China's Qiming targets listed healthcare businesses
Qiming Venture Partners is mobilizing its newly launched public equities unit – and $500 million fund – to participate as an anchor investor in Hong Kong IPOs by Chinese healthcare companies.
It is part of a broader strategy whereby the unit, known as Springhill Fund, will invest in healthcare public equities with an initial focus on Greater China and the wider Asia region, according to a source close to the situation. The goal is to build a concentrated portfolio of long-term holdings across various healthcare sub-sectors.
The source added that the more than $500 million raised from unnamed investors represents an initial commitment. This tallies with the fund’s status as an open-ended investment vehicle, with a separate Hong Kong-licensed manager, Springhill Fund Asset Management. Nevertheless, Springhill is referenced in filings as Qiming’s public equities unit.

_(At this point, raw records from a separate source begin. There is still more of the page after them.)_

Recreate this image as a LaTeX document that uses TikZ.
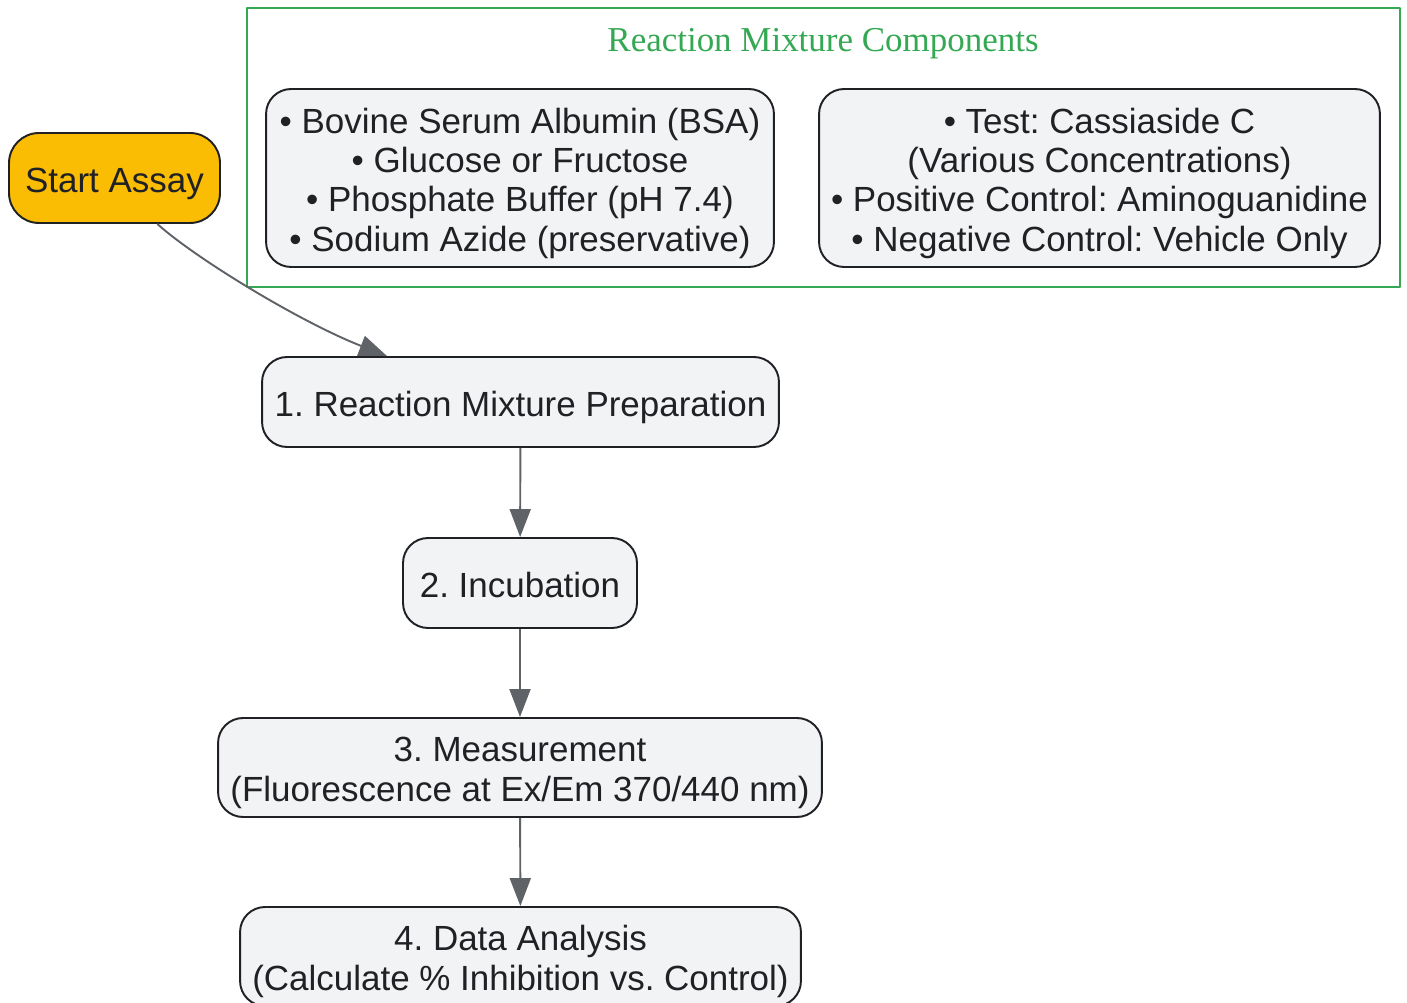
\documentclass[tikz,border=0pt]{standalone}
\usepackage{fontspec}
\setmainfont{Liberation Sans}
\newfontfamily\titlefont{Liberation Serif}
\usetikzlibrary{arrows.meta}
\definecolor{boxfill}{HTML}{F1F3F4}
\definecolor{boxline}{HTML}{202124}
\definecolor{startfill}{HTML}{FBBC04}
\definecolor{arrowgray}{HTML}{5F6368}
\definecolor{groupgreen}{HTML}{34A853}
\newcommand{\topstrut}{\rule{0pt}{20.5pt}}
\newcommand{\botstrut}{\rule[-4.5pt]{0pt}{4.5pt}}
\frenchspacing
\begin{document}
\begin{tikzpicture}[x=0.02cm,y=-0.02cm,line join=round,
	font=\fontsize{19.9pt}{22.4pt}\selectfont,
	stepbox/.style={draw=boxline,line width=1.1pt,fill=boxfill,text=boxline,rounded corners=0.5cm,align=center,inner xsep=2pt,inner ysep=0pt,minimum height=1.8cm},
	flow/.style={draw=arrowgray,line width=1.1pt,-{Triangle[length=0.56cm,width=0.42cm]}}]
		\useasboundingbox (0,0) rectangle (1407,1003);
		\draw[groupgreen,line width=1.1pt] (247,8) rectangle (1400,287);
		\node[text=groupgreen,font=\titlefont\fontsize{19.9pt}{22.4pt}\selectfont] (mixtitle) at (823,44) {Reaction Mixture Components};
		\node[stepbox,minimum width=10.16cm,minimum height=3.56cm] (mixA) at (520,178) {\topstrut• Bovine Serum Albumin (BSA)\\• Glucose or Fructose\\• Phosphate Buffer (pH 7.4)\\• Sodium Azide (preservative)\botstrut};
		\node[stepbox,minimum width=11.22cm,minimum height=3.56cm] (mixB) at (1099.5,178) {\topstrut• Test: Cassiaside C\\(Various Concentrations)\\• Positive Control: Aminoguanidine\\• Negative Control: Vehicle Only\botstrut};
		\node[stepbox,fill=startfill,minimum width=4.22cm,rounded corners=0.6cm] (start) at (114.5,178) {\topstrut Start Assay\botstrut};
		\node[stepbox,minimum width=10.34cm] (prep) at (520.5,402) {\topstrut 1. Reaction Mixture Preparation\botstrut};
		\node[stepbox,minimum width=4.68cm] (incub) at (520,583) {\topstrut 2. Incubation\botstrut};
		\node[stepbox,minimum width=12.08cm,minimum height=1.98cm] (meas) at (520,767.5) {\topstrut 3. Measurement\\(Fluorescence at Ex/Em 370/440 nm)\botstrut};
		\node[stepbox,minimum width=11.22cm,minimum height=1.98cm] (analysis) at (520.5,956.5) {\topstrut 4. Data Analysis\\(Calculate \% Inhibition vs. Control)\botstrut};
		\draw[flow] (start.-47) .. controls (195,258) and (300,322) .. (prep.161);
		\draw[flow] (prep) -- (incub);
		\draw[flow] (incub) -- (meas);
		\draw[flow] (meas) -- (analysis);
\end{tikzpicture}
\end{document}
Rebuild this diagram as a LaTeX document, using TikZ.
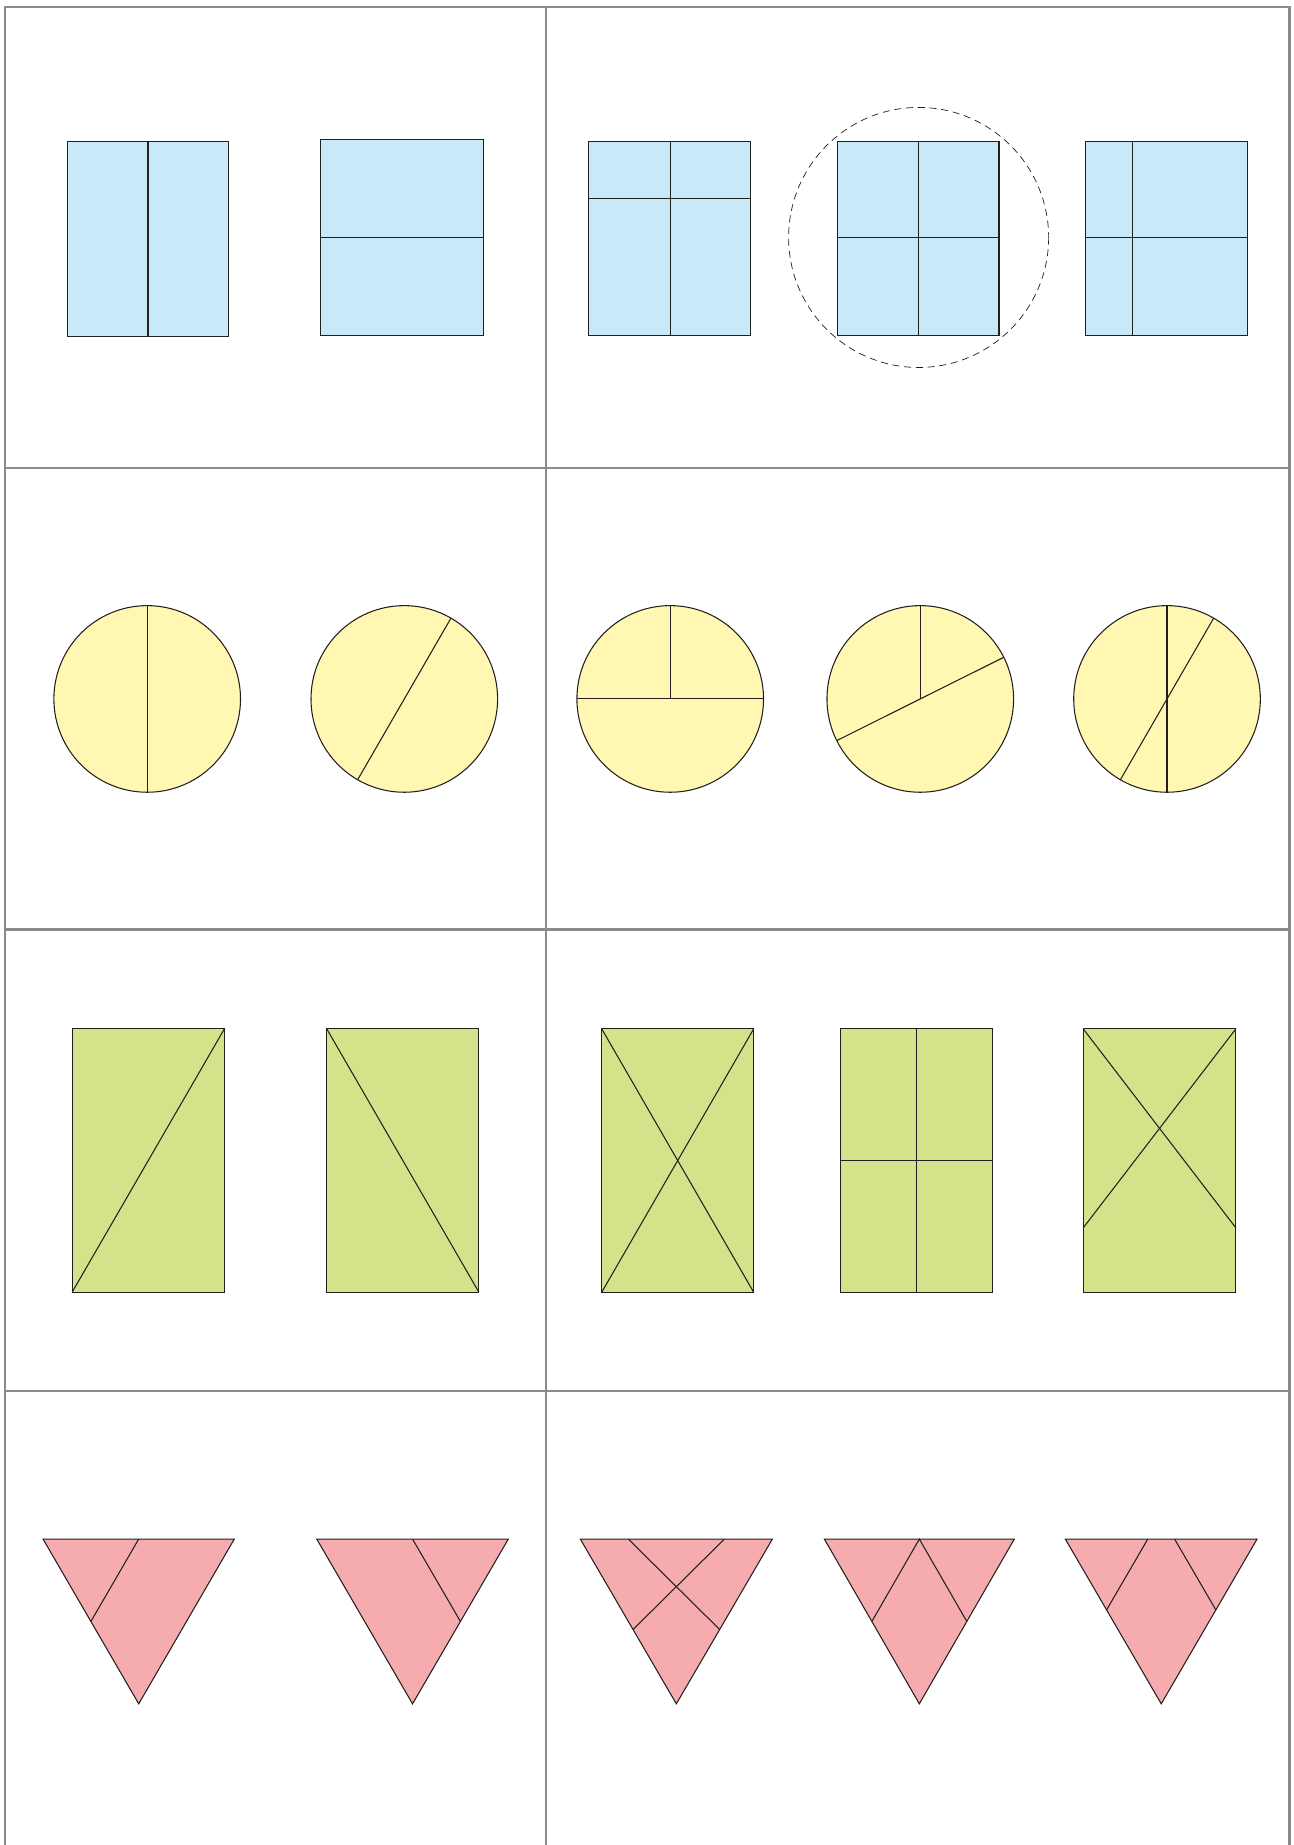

The venture capital firm closed its seventh US dollar-denominated China fund at $1.2 billion last year, securing most of the capital in the two months ended April 2020. There is expected to be a 50-50 split between technology, media and telecom (TMT) and healthcare, compared to 60-40 in favor of TMT in the previous vintage. About 25% has been earmarked for later-stage rounds, primarily in healthcare.
Springhill is one of 15 investors that put $190 million into a HK$3.1 billion ($399 million) IPO by Keymed Biosciences, which has five clinical-stage drug candidates for oncology and autoimmune conditions. Several other cornerstone participants are active in private and public equities. Indeed, Hillhouse Capital, Boyu Capital, Lilly Asia Ventures, and Lake Blue Capital are also pre-IPO investors in Keymed.
Other China-based venture capital firms with separate public equities units include Sequoia Capital China, which invests in technology stocks globally via Sequoia China Equity Partners, a Hong Kong-based hedge fund operation.
Supporting companies from private rounds through the public secondary market has become more prevalent in Hong Kong ever since regulators started permitting listings by pre-revenue biotech companies in 2018. This has turned the territory into the second-largest biotech IPO venue globally, but it also means that start-ups are going public earlier in their lifecycles.
PE and VC-backed companies from across China’s healthcare sector, raised $829 million through Hong Kong IPOs in 2017, AVCJ Research’s records show. This rose to $2.5 billion in 2018, $3.3 billion in 2019, and $7.7 billion in 2020. There were 25 listings in 2020, more than the previous eight years combined. Nearly two-thirds were pre-revenue biotech players.